- [INFORMATION SUPPLIED]:
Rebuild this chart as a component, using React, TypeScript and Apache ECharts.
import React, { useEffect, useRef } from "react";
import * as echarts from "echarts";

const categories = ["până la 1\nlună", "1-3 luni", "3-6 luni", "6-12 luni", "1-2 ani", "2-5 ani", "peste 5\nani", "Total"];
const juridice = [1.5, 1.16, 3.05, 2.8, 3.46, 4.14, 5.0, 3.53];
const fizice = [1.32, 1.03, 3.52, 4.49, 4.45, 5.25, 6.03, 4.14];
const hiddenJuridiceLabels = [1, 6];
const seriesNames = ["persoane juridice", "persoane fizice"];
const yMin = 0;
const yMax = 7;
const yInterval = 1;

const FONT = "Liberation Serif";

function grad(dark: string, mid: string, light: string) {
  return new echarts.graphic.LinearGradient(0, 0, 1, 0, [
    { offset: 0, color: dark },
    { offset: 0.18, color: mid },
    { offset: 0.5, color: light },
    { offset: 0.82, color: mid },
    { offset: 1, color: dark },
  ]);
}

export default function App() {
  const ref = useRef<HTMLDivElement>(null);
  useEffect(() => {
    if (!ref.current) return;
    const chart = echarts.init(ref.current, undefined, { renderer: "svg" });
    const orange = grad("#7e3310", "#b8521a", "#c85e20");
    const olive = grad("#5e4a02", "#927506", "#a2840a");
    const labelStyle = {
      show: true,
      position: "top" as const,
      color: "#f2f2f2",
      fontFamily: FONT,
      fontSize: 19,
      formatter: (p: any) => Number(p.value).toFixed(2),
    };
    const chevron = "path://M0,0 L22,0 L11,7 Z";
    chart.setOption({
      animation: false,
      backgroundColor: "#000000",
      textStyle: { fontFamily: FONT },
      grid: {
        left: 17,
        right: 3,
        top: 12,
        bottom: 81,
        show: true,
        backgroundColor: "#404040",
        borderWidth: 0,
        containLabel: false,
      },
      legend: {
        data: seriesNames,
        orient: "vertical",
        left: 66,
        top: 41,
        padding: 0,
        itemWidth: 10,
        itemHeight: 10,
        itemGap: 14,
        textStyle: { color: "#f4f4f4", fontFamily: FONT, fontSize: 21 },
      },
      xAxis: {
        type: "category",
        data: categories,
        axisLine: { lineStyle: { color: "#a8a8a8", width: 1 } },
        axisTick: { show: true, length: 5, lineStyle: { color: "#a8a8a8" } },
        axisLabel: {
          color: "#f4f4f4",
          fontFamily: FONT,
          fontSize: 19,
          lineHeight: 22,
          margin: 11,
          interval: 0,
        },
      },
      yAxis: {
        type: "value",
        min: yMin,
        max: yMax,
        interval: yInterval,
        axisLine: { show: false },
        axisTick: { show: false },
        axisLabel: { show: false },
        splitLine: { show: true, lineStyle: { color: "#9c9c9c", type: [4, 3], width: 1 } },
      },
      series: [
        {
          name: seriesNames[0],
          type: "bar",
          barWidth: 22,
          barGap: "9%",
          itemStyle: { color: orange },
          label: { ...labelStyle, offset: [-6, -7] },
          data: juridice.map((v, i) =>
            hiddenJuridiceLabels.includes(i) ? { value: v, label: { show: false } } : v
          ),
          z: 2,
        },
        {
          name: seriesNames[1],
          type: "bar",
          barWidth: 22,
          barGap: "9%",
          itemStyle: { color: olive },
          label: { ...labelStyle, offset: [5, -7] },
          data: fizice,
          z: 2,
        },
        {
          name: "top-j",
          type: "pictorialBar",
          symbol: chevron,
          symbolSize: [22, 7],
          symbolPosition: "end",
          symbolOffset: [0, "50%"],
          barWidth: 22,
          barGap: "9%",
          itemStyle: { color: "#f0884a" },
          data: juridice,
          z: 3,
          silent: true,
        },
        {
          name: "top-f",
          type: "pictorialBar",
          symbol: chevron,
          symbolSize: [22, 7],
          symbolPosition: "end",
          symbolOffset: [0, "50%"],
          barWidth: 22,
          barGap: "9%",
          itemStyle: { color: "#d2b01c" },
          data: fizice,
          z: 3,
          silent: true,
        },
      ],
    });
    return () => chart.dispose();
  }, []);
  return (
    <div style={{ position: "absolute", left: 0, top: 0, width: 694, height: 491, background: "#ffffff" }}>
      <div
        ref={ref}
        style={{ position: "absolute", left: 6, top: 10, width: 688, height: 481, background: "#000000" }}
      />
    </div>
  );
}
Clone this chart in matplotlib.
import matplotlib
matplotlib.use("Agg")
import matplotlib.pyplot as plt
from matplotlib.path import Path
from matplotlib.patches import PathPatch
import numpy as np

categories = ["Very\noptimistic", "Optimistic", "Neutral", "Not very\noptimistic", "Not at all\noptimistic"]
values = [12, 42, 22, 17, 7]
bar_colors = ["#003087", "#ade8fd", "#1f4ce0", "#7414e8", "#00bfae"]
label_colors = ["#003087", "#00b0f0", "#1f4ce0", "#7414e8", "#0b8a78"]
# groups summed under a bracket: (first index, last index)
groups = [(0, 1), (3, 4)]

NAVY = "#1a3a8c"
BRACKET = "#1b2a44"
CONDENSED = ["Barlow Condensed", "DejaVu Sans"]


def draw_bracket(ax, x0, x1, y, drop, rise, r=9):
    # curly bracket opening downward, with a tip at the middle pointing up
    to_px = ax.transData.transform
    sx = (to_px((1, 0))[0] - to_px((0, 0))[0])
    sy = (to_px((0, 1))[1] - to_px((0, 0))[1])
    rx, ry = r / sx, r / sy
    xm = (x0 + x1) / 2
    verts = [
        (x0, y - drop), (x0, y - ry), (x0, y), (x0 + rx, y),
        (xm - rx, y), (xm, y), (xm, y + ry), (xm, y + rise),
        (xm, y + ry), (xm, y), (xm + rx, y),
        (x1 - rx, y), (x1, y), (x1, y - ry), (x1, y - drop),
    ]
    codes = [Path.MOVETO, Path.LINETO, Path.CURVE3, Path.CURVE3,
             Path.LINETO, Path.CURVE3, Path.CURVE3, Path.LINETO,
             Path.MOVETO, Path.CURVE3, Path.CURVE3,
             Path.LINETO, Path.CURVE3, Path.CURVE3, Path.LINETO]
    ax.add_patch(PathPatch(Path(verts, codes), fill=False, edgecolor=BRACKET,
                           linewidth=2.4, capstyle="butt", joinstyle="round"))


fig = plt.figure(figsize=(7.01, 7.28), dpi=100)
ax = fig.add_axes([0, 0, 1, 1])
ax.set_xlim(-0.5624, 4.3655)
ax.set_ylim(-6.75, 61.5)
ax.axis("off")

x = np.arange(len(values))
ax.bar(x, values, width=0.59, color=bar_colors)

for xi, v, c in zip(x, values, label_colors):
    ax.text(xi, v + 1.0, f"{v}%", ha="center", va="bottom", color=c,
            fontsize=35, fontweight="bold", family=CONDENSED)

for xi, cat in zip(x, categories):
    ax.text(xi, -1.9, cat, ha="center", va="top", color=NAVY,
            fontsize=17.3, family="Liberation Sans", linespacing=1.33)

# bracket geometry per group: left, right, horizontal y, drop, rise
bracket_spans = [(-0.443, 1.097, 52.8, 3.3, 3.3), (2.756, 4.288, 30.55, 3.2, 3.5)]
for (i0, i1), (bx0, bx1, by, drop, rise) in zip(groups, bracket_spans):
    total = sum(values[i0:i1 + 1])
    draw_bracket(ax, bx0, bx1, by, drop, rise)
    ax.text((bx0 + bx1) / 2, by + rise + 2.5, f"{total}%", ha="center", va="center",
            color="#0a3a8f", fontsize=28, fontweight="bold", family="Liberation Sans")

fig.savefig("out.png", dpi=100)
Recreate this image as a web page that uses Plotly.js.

- [TASK DETAILS]:
Gather up the lines containing the word "React" from these records and copy them.

- [OUTPUT FOR THIS TASK]:
Rebuild this chart as a component, using React, TypeScript and Apache ECharts.
import React, { useEffect, useRef } from "react";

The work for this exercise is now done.